Les cendres bleues : La nécessaire parole
Scène

Les cendres bleues : La nécessaire parole

On savait la puissance du poème de Jean-Paul Daoust, lauréat du Prix du gouverneur général en 1990. Pour porter à la scène Les cendres bleues, ce magnifique texte racontant l’amour illicite unissant un garçon de six ans et un jeune adulte, le metteur en scène Philippe Cyr fait le choix de la sobriété et d’un accompagnement gestuel délicat. Bien joué.

Philippe Cyr est un jeune homme discret, sur qui les projecteurs s’allument encore faiblement mais qui, dans ses plus récents projets, a montré une certaine aisance comme metteur en scène. Pas encore de signature affirmée, mais définitivement une grande intelligence du texte et une capacité à révéler le meilleur des écritures auxquelles il s’attaque. Dans sa mise en scène de Norway.today, un texte du Suisse-Allemand Igor Bauersima, il avait capté la fougue adolescente des personnages comme le ton hachuré de leurs conversations, du monde virtuel jusqu’au vertige des paysages du réel, en orchestrant une représentation entre théâtre de parole et théâtre technologique.

Le voici devant une partition plus délicate. L’amour que raconte Jean-Paul Daoust dans ce long et beau poème est traversé de passion, de sensualité, également d’apprentissage. Voilà une chose bien noble, que l’enfant gardera en lui comme un précieux trésor, malgré la blessure. Mais c’est aussi un amour toxique, un abus de pouvoir qui laissera des cicatrices.
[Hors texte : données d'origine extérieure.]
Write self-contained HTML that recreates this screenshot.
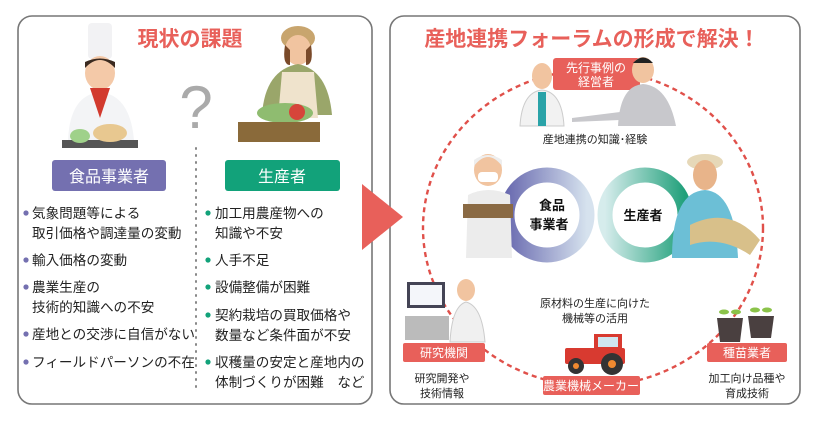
<!DOCTYPE html>
<html><head><meta charset="utf-8"><style>
body{margin:0;background:#fff;}
svg text{font-family:"Liberation Sans","Noto Sans CJK JP",sans-serif;}
</style></head><body>
<svg width="820" height="422" viewBox="0 0 820 422" xmlns="http://www.w3.org/2000/svg">
<defs>
<linearGradient id="gl" x1="0" x2="1"><stop offset="0" stop-color="#6a6bb0"/><stop offset="1" stop-color="#d6e2ee"/></linearGradient>
<linearGradient id="gr" x1="0" x2="1"><stop offset="0" stop-color="#d6ecec"/><stop offset="1" stop-color="#20a07a"/></linearGradient>
</defs>
<!-- left panel -->
<rect x="18" y="16" width="354" height="388" rx="14" fill="#fff" stroke="#777" stroke-width="1.6"/>
<text x="190" y="46" font-size="21" font-weight="bold" fill="#e8605a" text-anchor="middle">現状の課題</text>
<!-- chef -->
<rect x="88" y="23" width="24" height="36" rx="4" fill="#f2f2f4"/>
<ellipse cx="100" cy="73" rx="15" ry="17" fill="#f4c9a8"/>
<path d="M85 68 Q100 52 115 68 L115 62 Q100 55 85 62Z" fill="#3b2a20"/>
<path d="M68 140 Q70 95 100 92 Q130 95 134 140Z" fill="#f3f4f6"/>
<path d="M90 88 L100 118 L110 88Z" fill="#d23a2e"/>
<rect x="62" y="140" width="76" height="8" fill="#555"/>
<ellipse cx="80" cy="136" rx="10" ry="7" fill="#9fd18a"/>
<ellipse cx="110" cy="133" rx="17" ry="9" fill="#e8c890"/>
<!-- question mark -->
<text x="196" y="128" font-size="60" fill="#aaa" text-anchor="middle">?</text>
<!-- farmer woman -->
<ellipse cx="298" cy="38" rx="17" ry="12" fill="#c8a56e"/>
<ellipse cx="298" cy="50" rx="13" ry="15" fill="#f1c4a0"/>
<path d="M285 45 Q282 65 290 65 L290 50Z M311 45 Q314 65 306 65 L306 50Z" fill="#7a4a2a"/>
<path d="M262 115 Q265 70 298 64 Q328 70 332 115Z" fill="#9aa66a"/>
<path d="M282 72 L314 72 L318 118 L278 118Z" fill="#efe3cc"/>
<ellipse cx="285" cy="113" rx="28" ry="10" fill="#8fbc70"/>
<circle cx="297" cy="112" r="8" fill="#d6453a"/>
<rect x="238" y="122" width="82" height="20" fill="#8a6a3a"/>
<!-- dotted divider -->
<line x1="196" y1="148" x2="196" y2="392" stroke="#888" stroke-width="2" stroke-dasharray="1 6" stroke-linecap="round"/>
<rect x="52" y="160" width="114" height="31" rx="3" fill="#7470b0"/>
<text x="109" y="182" font-size="16" fill="#fff" text-anchor="middle">食品事業者</text>
<rect x="225" y="160" width="115" height="31" rx="3" fill="#12a27a"/>
<text x="282" y="182" font-size="16" fill="#fff" text-anchor="middle">生産者</text>
<g font-size="13.6" fill="#222">
<g fill="#7470b0"><circle cx="26" cy="213" r="2.6"/><circle cx="26" cy="260" r="2.6"/><circle cx="26" cy="287" r="2.6"/><circle cx="26" cy="334" r="2.6"/><circle cx="26" cy="362" r="2.6"/></g>
<text x="32" y="218">気象問題等による</text>
<text x="32" y="238">取引価格や調達量の変動</text>
<text x="32" y="265">輸入価格の変動</text>
<text x="32" y="292">農業生産の</text>
<text x="32" y="312">技術的知識への不安</text>
<text x="32" y="339">産地との交渉に自信がない</text>
<text x="32" y="367">フィールドパーソンの不在</text>
<g fill="#12a27a"><circle cx="208" cy="213" r="2.6"/><circle cx="208" cy="260" r="2.6"/><circle cx="208" cy="287" r="2.6"/><circle cx="208" cy="315" r="2.6"/><circle cx="208" cy="362" r="2.6"/></g>
<text x="215" y="218">加工用農産物への</text>
<text x="215" y="238">知識や不安</text>
<text x="215" y="265">人手不足</text>
<text x="215" y="292">設備整備が困難</text>
<text x="215" y="320">契約栽培の買取価格や</text>
<text x="215" y="340">数量など条件面が不安</text>
<text x="215" y="367">収穫量の安定と産地内の</text>
<text x="215" y="387">体制づくりが困難　など</text>
</g>
<!-- right panel -->
<rect x="390" y="16" width="410" height="388" rx="14" fill="#fff" stroke="#777" stroke-width="1.6"/>
<!-- arrow -->
<polygon points="362,184 403,217 362,250" fill="#e8605a"/>
<text x="592" y="46" font-size="21" font-weight="bold" fill="#e8605a" text-anchor="middle">産地連携フォーラムの形成で解決！</text>
<ellipse cx="593" cy="228" rx="170" ry="158" fill="none" stroke="#e0504a" stroke-width="2.4" stroke-dasharray="5 4"/>
<!-- top people -->
<ellipse cx="542" cy="76" rx="10" ry="13" fill="#f1c4a0"/>
<path d="M520 126 Q522 92 542 90 Q562 92 564 126Z" fill="#f2f2f2" stroke="#ccc"/>
<rect x="538" y="92" width="8" height="34" fill="#2aa3a8"/>
<rect x="553" y="58" width="87" height="32" rx="3" fill="#e8605a"/>
<text x="596" y="72" font-size="12" fill="#fff" text-anchor="middle">先行事例の</text>
<text x="596" y="86" font-size="12" fill="#fff" text-anchor="middle">経営者</text>
<ellipse cx="643" cy="70" rx="11" ry="13" fill="#f1c4a0"/>
<path d="M633 63 Q643 52 653 63Z" fill="#222"/>
<path d="M618 126 Q620 86 643 84 Q668 86 676 126Z" fill="#c8c8cc"/>
<path d="M572 118 L620 112 L620 120 L572 122Z" fill="#c8c8cc"/>
<text x="595" y="143" font-size="11" fill="#222" text-anchor="middle">産地連携の知識･経験</text>
<!-- infinity -->
<circle cx="547" cy="215" r="40" fill="none" stroke="url(#gl)" stroke-width="15"/>
<circle cx="645" cy="215" r="40" fill="none" stroke="url(#gr)" stroke-width="15"/>
<circle cx="547" cy="215" r="32" fill="#fff"/>
<circle cx="645" cy="215" r="32" fill="#fff"/>
<text x="552" y="210" font-size="13" font-weight="bold" fill="#111" text-anchor="middle">食品</text>
<text x="549" y="229" font-size="13" font-weight="bold" fill="#111" text-anchor="middle">事業者</text>
<text x="643" y="220" font-size="13" font-weight="bold" fill="#111" text-anchor="middle">生産者</text>
<!-- food worker -->
<ellipse cx="488" cy="170" rx="14" ry="16" fill="#f1c4a0"/>
<path d="M474 166 Q488 148 502 166 L502 160 Q488 150 474 160Z" fill="#eee"/>
<rect x="478" y="172" width="20" height="10" rx="4" fill="#fff"/>
<path d="M466 258 L468 195 Q488 185 510 195 L512 258Z" fill="#ececec"/>
<rect x="463" y="204" width="50" height="14" fill="#8a6a44"/>
<!-- farmer man -->
<ellipse cx="705" cy="162" rx="18" ry="8" fill="#e6d8b8"/>
<ellipse cx="705" cy="175" rx="12" ry="15" fill="#e8b48a"/>
<path d="M672 258 Q672 192 705 190 Q735 192 738 258Z" fill="#6cbfd6"/>
<path d="M690 225 Q730 205 760 240 L750 255 Q720 235 690 245Z" fill="#d8c08a"/>
<!-- research -->
<rect x="407" y="282" width="38" height="26" fill="#445" /><rect x="410" y="285" width="32" height="20" fill="#f4f6fa"/>
<rect x="405" y="316" width="44" height="24" fill="#bbb"/>
<ellipse cx="466" cy="290" rx="9" ry="11" fill="#f1c4a0"/>
<path d="M450 342 Q452 306 466 302 Q482 306 485 342Z" fill="#f0f0f0" stroke="#ccc"/>
<rect x="403" y="343" width="82" height="19" rx="2" fill="#e8605a"/>
<text x="444" y="357" font-size="12" fill="#fff" text-anchor="middle">研究機関</text>
<text x="442" y="382" font-size="11" fill="#222" text-anchor="middle">研究開発や</text>
<text x="442" y="397" font-size="11" fill="#222" text-anchor="middle">技術情報</text>
<!-- tractor -->
<rect x="565" y="348" width="60" height="16" rx="2" fill="#d83a30"/>
<rect x="594" y="334" width="28" height="18" fill="#d83a30"/><rect x="598" y="337" width="20" height="10" fill="#cfe6f0"/>
<circle cx="576" cy="366" r="8" fill="#333"/><circle cx="612" cy="364" r="11" fill="#333"/>
<circle cx="576" cy="366" r="3" fill="#f08a30"/><circle cx="612" cy="364" r="4" fill="#f08a30"/>
<text x="595" y="307" font-size="11" fill="#222" text-anchor="middle">原材料の生産に向けた</text>
<text x="595" y="322" font-size="11" fill="#222" text-anchor="middle">機械等の活用</text>
<rect x="543" y="376" width="97" height="19" rx="2" fill="#e8605a"/>
<text x="591" y="390" font-size="12" fill="#fff" text-anchor="middle">農業機械メーカー</text>
<!-- seedlings -->
<path d="M717 318 L743 318 L740 342 L720 342Z" fill="#4a4040"/>
<path d="M748 316 L774 316 L771 338 L751 338Z" fill="#4a4040"/>
<ellipse cx="724" cy="312" rx="5" ry="2.5" fill="#8bc34a"/><ellipse cx="736" cy="312" rx="5" ry="2.5" fill="#8bc34a"/>
<ellipse cx="755" cy="310" rx="5" ry="2.5" fill="#8bc34a"/><ellipse cx="767" cy="310" rx="5" ry="2.5" fill="#8bc34a"/>
<rect x="707" y="343" width="80" height="19" rx="2" fill="#e8605a"/>
<text x="747" y="357" font-size="12" fill="#fff" text-anchor="middle">種苗業者</text>
<text x="747" y="382" font-size="11" fill="#222" text-anchor="middle">加工向け品種や</text>
<text x="747" y="397" font-size="11" fill="#222" text-anchor="middle">育成技術</text>
</svg>
</body></html>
Pas de pathos, donc, dans la direction d’acteurs de Philippe Cyr, et pas un mot plus haut que l’autre, au profit d’une certaine distance qui met en lumière la force narrative du poème et permet d’apprivoiser les mots les plus douloureux en toute douceur. Cette sobriété témoigne aussi de la maturité avec laquelle l’auteur revisite les événements troubles de son enfance, avec un recul bienfaisant qui ne dissimule pas l’horreur des souvenirs mais permet d’envisager d’y survivre.

Découpant le texte pour le redistribuer dans les voix de trois acteurs (Sébastien David, Jonathan Morier et Jean Turcotte), il en accentue ainsi les chevauchements entre l’autobiographie et les touches de fiction, entre les sentiments vifs du moment et les regards rétrospectifs sur les événements, entre la candeur de l’enfant et la blessure de l’adulte. Tantôt distants les uns des autres, tantôt  délicatement soudés au corps de l’autre, les comédiens jouent dans l’espace à ce même jeu de rapprochement et de distance par rapport à l’amour illicite. Les trois corps se meuvent sur un sol baigné de quelques centimètres d’eau: réceptacle de la mémoire ou bain pour laver ce trouble passé. Les éclairages, très précis, sculptent les corps et parfois les dissimulent pour n’en révéler que quelques muscles frétillants.

Le tout crée un climat propice à la parole: une parole nécessaire, qui va bien au-delà de l’acte thérapeutique et qui témoigne éloquemment des contradictions de l’amour. Du beau boulot.